_DIRECTIONS_: Bring together all lines of the material below that contain the string "document".

_DATA SUPPLIED_:
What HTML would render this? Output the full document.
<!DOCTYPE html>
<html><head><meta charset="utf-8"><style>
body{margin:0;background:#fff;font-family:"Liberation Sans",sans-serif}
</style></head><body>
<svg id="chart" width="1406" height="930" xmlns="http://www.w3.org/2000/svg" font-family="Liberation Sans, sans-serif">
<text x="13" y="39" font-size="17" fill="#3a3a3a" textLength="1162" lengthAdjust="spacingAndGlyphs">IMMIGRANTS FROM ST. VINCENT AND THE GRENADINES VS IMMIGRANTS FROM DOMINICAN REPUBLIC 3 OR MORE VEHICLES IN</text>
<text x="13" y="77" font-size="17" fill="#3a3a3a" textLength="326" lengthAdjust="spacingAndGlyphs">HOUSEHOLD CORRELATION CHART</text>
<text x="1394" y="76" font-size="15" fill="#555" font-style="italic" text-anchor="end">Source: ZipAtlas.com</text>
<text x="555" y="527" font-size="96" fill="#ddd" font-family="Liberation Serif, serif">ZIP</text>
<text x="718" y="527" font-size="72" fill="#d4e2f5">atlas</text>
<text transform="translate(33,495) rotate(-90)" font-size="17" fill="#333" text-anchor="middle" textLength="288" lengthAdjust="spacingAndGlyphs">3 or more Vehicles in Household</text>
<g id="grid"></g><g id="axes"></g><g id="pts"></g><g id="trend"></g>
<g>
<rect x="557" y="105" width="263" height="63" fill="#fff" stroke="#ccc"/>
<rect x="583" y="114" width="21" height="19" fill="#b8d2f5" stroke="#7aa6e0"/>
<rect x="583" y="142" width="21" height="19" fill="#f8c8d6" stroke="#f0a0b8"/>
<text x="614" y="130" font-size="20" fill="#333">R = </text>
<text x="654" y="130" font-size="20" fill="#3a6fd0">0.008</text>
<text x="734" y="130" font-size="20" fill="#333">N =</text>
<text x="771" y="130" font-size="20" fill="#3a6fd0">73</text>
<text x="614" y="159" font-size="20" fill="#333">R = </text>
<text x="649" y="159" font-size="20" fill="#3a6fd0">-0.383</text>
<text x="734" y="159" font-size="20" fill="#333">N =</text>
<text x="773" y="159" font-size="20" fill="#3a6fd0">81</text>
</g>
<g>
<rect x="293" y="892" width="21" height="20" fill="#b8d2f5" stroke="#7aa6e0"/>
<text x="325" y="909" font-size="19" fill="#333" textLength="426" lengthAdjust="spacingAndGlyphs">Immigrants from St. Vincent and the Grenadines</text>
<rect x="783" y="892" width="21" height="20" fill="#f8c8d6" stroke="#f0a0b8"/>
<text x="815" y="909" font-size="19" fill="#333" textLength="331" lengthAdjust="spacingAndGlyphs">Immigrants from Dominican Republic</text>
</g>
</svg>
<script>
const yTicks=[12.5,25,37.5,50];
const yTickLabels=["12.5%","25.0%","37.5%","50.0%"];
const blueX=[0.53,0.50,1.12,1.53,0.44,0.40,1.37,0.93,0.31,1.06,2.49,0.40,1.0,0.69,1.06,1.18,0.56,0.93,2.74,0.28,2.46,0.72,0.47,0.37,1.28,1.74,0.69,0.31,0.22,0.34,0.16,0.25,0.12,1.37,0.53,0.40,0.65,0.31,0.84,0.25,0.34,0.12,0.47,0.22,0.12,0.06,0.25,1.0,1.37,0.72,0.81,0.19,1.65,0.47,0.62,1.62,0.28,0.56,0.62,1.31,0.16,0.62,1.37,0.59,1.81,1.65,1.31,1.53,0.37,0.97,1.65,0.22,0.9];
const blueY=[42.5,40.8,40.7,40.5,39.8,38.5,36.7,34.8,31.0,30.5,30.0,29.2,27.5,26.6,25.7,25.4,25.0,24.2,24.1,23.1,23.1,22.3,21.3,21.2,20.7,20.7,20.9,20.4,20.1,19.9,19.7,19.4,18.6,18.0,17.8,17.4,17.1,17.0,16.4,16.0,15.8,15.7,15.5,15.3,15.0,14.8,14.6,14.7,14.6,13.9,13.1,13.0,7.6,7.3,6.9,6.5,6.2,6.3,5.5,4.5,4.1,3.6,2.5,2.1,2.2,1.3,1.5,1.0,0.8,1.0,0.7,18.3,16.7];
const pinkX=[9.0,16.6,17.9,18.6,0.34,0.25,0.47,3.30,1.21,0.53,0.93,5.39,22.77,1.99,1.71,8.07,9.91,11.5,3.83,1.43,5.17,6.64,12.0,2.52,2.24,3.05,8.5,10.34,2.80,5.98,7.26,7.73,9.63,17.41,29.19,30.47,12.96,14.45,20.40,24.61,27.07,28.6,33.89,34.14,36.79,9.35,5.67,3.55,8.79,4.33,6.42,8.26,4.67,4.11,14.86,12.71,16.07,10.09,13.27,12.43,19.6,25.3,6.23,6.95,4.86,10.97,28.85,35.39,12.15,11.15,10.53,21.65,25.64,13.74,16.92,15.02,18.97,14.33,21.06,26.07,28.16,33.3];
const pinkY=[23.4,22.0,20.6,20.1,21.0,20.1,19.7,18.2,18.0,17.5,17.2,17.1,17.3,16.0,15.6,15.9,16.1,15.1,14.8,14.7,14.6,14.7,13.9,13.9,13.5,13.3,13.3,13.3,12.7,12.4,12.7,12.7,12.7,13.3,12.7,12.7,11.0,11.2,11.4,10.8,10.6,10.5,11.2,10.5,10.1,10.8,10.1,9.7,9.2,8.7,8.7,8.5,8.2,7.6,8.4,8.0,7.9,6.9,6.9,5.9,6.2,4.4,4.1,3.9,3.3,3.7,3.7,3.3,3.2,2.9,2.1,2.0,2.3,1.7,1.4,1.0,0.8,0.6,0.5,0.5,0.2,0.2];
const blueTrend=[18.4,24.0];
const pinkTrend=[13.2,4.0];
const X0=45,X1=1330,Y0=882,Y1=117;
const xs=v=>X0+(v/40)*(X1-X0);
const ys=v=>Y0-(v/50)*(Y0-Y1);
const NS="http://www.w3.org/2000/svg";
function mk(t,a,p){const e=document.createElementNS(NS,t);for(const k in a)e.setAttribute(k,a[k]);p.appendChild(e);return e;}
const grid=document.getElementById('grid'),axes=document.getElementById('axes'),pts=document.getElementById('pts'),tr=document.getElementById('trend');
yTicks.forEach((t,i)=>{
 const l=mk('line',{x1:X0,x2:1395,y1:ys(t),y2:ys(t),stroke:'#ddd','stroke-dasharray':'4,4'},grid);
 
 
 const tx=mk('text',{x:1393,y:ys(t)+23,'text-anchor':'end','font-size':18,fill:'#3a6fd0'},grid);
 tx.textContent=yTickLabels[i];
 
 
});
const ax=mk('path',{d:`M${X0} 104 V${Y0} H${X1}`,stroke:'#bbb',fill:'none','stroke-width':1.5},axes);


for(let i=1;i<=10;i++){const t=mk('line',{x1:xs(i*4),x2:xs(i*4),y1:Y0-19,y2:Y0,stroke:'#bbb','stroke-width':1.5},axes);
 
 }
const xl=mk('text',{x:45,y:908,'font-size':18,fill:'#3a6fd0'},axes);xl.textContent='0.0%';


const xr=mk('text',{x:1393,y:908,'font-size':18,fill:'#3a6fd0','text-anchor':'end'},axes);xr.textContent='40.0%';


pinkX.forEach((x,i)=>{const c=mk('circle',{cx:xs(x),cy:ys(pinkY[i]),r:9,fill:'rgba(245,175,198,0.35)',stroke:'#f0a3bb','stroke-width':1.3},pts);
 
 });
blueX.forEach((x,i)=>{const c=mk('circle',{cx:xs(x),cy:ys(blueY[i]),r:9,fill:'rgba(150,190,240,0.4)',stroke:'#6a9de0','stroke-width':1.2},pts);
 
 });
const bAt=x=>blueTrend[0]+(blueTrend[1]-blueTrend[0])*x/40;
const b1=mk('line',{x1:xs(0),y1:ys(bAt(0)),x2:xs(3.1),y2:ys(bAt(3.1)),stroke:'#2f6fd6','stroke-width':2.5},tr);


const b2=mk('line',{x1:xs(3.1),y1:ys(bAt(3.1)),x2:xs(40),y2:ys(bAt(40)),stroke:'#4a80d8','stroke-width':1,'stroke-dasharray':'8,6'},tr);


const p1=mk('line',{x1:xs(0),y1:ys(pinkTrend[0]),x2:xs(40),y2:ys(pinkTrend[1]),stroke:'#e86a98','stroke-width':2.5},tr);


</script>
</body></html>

---

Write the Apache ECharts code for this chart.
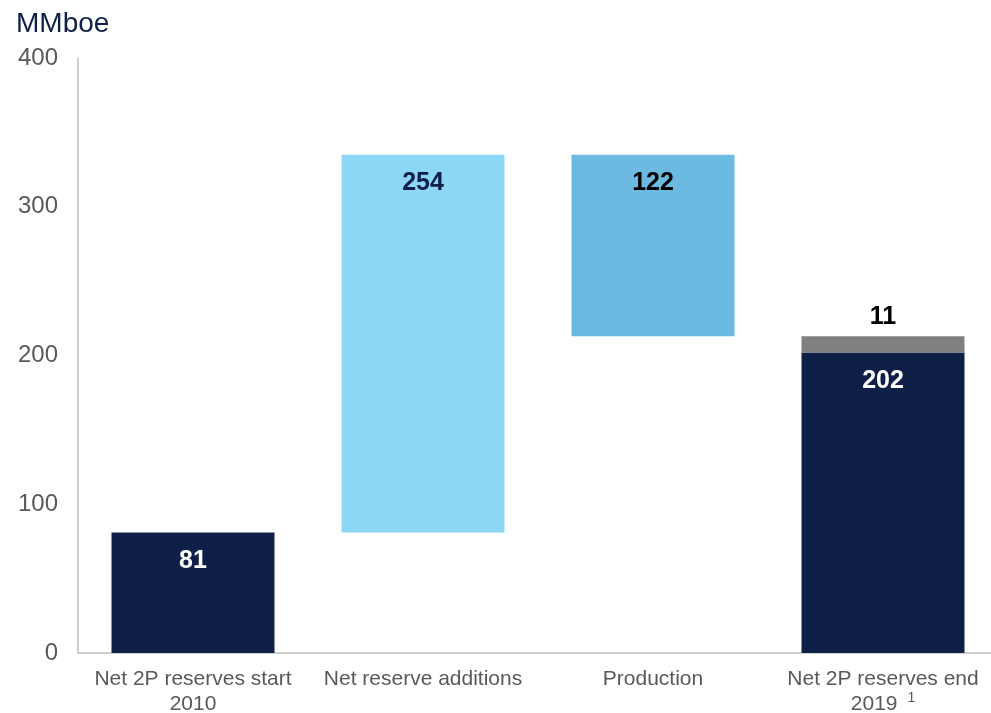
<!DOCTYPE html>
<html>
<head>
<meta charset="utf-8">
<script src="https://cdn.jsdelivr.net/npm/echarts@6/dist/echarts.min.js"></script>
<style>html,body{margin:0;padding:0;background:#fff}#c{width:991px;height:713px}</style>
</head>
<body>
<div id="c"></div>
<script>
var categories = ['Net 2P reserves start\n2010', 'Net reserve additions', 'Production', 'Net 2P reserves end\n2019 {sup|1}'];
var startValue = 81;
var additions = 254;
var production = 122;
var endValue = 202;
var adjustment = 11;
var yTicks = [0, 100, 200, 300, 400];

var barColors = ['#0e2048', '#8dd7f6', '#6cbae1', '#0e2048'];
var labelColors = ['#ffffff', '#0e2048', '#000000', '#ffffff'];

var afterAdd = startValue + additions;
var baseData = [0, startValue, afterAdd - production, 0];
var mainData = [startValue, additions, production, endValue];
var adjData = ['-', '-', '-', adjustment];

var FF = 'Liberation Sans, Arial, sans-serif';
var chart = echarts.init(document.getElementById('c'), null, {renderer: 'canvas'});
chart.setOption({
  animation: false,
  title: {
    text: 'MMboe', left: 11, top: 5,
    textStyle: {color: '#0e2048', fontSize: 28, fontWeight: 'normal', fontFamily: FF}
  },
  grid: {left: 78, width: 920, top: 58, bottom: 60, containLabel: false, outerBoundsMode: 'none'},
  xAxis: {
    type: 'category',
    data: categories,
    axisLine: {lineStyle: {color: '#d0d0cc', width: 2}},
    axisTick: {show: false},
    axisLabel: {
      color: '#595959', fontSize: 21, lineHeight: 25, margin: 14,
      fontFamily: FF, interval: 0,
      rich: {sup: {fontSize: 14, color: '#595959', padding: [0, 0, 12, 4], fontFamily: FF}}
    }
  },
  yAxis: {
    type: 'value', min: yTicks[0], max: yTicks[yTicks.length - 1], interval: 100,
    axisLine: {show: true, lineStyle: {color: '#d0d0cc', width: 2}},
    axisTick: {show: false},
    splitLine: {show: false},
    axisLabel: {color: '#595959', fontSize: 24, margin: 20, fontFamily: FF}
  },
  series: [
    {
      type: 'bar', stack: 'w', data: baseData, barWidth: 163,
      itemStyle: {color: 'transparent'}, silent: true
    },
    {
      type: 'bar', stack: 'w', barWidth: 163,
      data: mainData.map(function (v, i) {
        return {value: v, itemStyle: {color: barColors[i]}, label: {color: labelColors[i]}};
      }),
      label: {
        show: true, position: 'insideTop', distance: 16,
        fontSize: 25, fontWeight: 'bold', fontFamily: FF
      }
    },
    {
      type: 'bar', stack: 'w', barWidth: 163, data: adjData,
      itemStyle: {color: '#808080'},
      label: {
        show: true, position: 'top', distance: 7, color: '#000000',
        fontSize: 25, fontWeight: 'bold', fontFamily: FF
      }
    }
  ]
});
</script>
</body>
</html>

...

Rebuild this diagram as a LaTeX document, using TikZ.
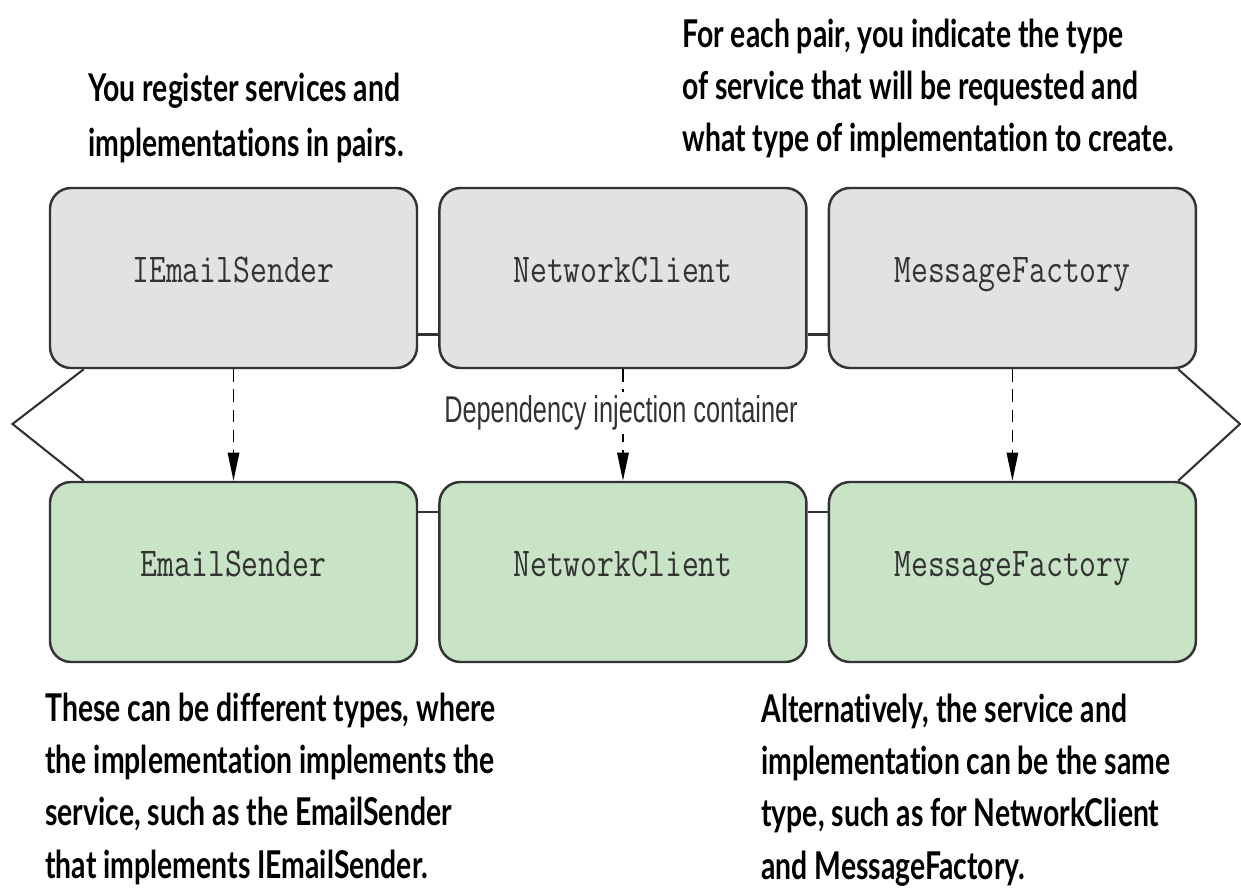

_EXERCISE RESPONSE_:
What HTML would render this? Output the full document.
function mk(t,a,p){const e=document.createElementNS(NS,t);for(const k in a)e.setAttribute(k,a[k]);p.appendChild(e);return e;}
const grid=document.getElementById('grid'),axes=document.getElementById('axes'),pts=document.getElementById('pts'),tr=document.getElementById('trend');
var chart = echarts.init(document.getElementById('c'), null, {renderer: 'canvas'});
Rebuild this diagram as a LaTeX document, using TikZ.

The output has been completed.